Friday, October 9, 2009

Maple Ham Glaze

Today I made ham and eggs for dinner. The ham was a lovely smoked ham (non-aged) from the pig my family raised last year. You can use this glaze on any ham but I reccomend you get a bone-in ham that hasn't been spiral cut and stay away from reconstituted hams. I will refer to Alton Brown for more tips on selecting a ham:

The hams from our pig were quite strongly smoked so I really love to pair them with a rich sweet glaze. For cooking your ham, refer to the package instructions to see if it is partially, fully, or uncooked to know how long it'll need in the oven. I cooked my ham until the internal temperature reached 160 since while it was cold smoked it wasn't truly cooked and I'd rather be safe than sorry.

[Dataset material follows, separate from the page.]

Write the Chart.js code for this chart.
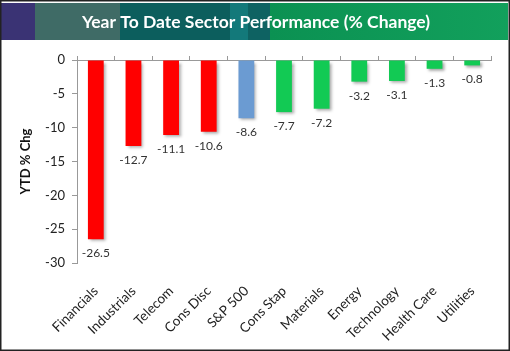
<!DOCTYPE html>
<html>
<head>
<meta charset="utf-8">
<script src="https://cdn.jsdelivr.net/npm/chart.js@4/dist/chart.umd.min.js"></script>
<style>
  html, body { margin: 0; padding: 0; background: #fff; }
</style>
</head>
<body>
<canvas id="sectorChart" width="510" height="351"></canvas>
<script>
// data
var sectors = ['Financials', 'Industrials', 'Telecom', 'Cons Disc', 'S&P 500', 'Cons Stap',
               'Materials', 'Energy', 'Technology', 'Health Care', 'Utilities'];
var ytdChange = [-26.5, -12.7, -11.1, -10.6, -8.6, -7.7, -7.2, -3.2, -3.1, -1.3, -0.8];
var chartTitle = 'Year To Date Sector Performance (% Change)';
var yTitle = 'YTD % Chg';

// colours
var barColors = ['#ff0000', '#ff0000', '#ff0000', '#ff0000', '#6b9bd2', '#12ca54',
                 '#12ca54', '#12ca54', '#12ca54', '#12ca54', '#12ca54'];

var FONT = 'Lato, "Open Sans", sans-serif';

// banner + frame + shadows + value labels
var decor = {
    id: 'decor',
    beforeDraw: function (chart) {
        var ctx = chart.ctx;
        ctx.save();
        var g = ctx.createLinearGradient(1, 0, 508, 0);
        var w = 507;
        function stop(px, c) { g.addColorStop(Math.min(1, Math.max(0, (px - 1) / w)), c); }
        stop(1, '#3a3374'); stop(35, '#3a3374');
        stop(35.5, '#3f6b66'); stop(120, '#3f6b66');
        stop(120.5, '#0c5e5d'); stop(230, '#0c5e5d');
        stop(230.5, '#13797a'); stop(248, '#13797a');
        stop(248.5, '#0e6262'); stop(270, '#0e6262');
        stop(270.5, '#0b9152'); stop(508, '#12a05c');
        ctx.fillStyle = g;
        ctx.fillRect(1, 3, 507, 37);
        ctx.fillStyle = '#ffffff';
        ctx.font = 'bold 17.5px ' + FONT;
        ctx.textAlign = 'center';
        ctx.textBaseline = 'middle';
        ctx.fillText(chartTitle, 256, 22);
        ctx.strokeStyle = '#222';
        ctx.lineWidth = 1.5;
        ctx.strokeRect(0.75, 0.75, 508.5, 349.5);
        ctx.restore();
    },
    beforeDatasetsDraw: function (chart) {
        var ctx = chart.ctx;
        ctx.save();
        ctx.shadowColor = 'rgba(0,0,0,0.35)';
        ctx.shadowBlur = 3;
        ctx.shadowOffsetX = 2;
        ctx.shadowOffsetY = 2;
    },
    afterDatasetsDraw: function (chart) {
        var ctx = chart.ctx;
        ctx.restore();
        ctx.save();
        ctx.fillStyle = '#333';
        ctx.font = '12px ' + FONT;
        ctx.textAlign = 'center';
        ctx.textBaseline = 'middle';
        var meta = chart.getDatasetMeta(0);
        meta.data.forEach(function (bar, i) {
            ctx.fillText(ytdChange[i].toFixed(1), bar.x, bar.y + 14);
        });
        ctx.restore();
    }
};

new Chart(document.getElementById('sectorChart'), {
    type: 'bar',
    data: {
        labels: sectors,
        datasets: [{
            data: ytdChange,
            backgroundColor: barColors,
            borderWidth: 0,
            categoryPercentage: 1,
            barPercentage: 0.42,
            xAxisID: 'x',
            yAxisID: 'y'
        }]
    },
    options: {
        responsive: false,
        animation: false,
        layout: { padding: { top: 56, left: 2, right: 19, bottom: 0 } },
        plugins: {
            legend: { display: false },
            tooltip: { enabled: false }
        },
        scales: {
            x: {
                position: 'bottom',
                grid: { display: false },
                border: { display: false },
                ticks: {
                    autoSkip: false,
                    maxRotation: 45,
                    minRotation: 45,
                    padding: 12,
                    color: '#222',
                    font: { family: FONT, size: 13.5 }
                },
                afterFit: function (s) { s.height = 88; }
            },
            x2: {
                type: 'category',
                position: 'top',
                labels: sectors,
                offset: true,
                grid: { display: true, drawOnChartArea: false, offset: true, tickLength: 4, color: '#999' },
                border: { display: true, color: '#999' },
                ticks: { display: false }
            },
            y: {
                min: -30,
                max: 0,
                ticks: {
                    stepSize: 5,
                    padding: 7,
                    color: '#222',
                    font: { family: FONT, size: 13 }
                },
                grid: { display: true, drawOnChartArea: false, tickLength: 5, color: '#999' },
                border: { display: true, color: '#999' },
                title: {
                    display: true,
                    text: yTitle,
                    color: '#111',
                    font: { family: FONT, size: 13, weight: 'bold' },
                    padding: { top: 16, bottom: 0 }
                },
                afterFit: function (s) { s.width = 75; }
            }
        }
    },
    plugins: [decor]
});
</script>
</body>
</html>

This recipe is for a medium sized ham, about 3lbs.

Maple Glaze
  • 1/4 cup dark brown sugar
  • 1/4 cup maple syrup (the real stuff)
  • 2 teaspoons cinnamon
  • 1 teaspoon dried ground ginger
  • 1/2 teaspoon ground allspice
  • 1/2 teaspoon ground cloves
  • 2 teaspoons kosher salt
  • dash of cayenne pepper
  • 1/2 teaspoon ground pepper (give or take a bit, it was 2 grinds of my peppermill)
Mix all the dry ingredients in a bowl and add the maple syrup, stirring until its a thick gooey glaze. Apply to your ham 10-15 minutes before it finishes cooking.

Serve your ham with whatever sides you prefer. I like some eggs over easy with nice runny yolks.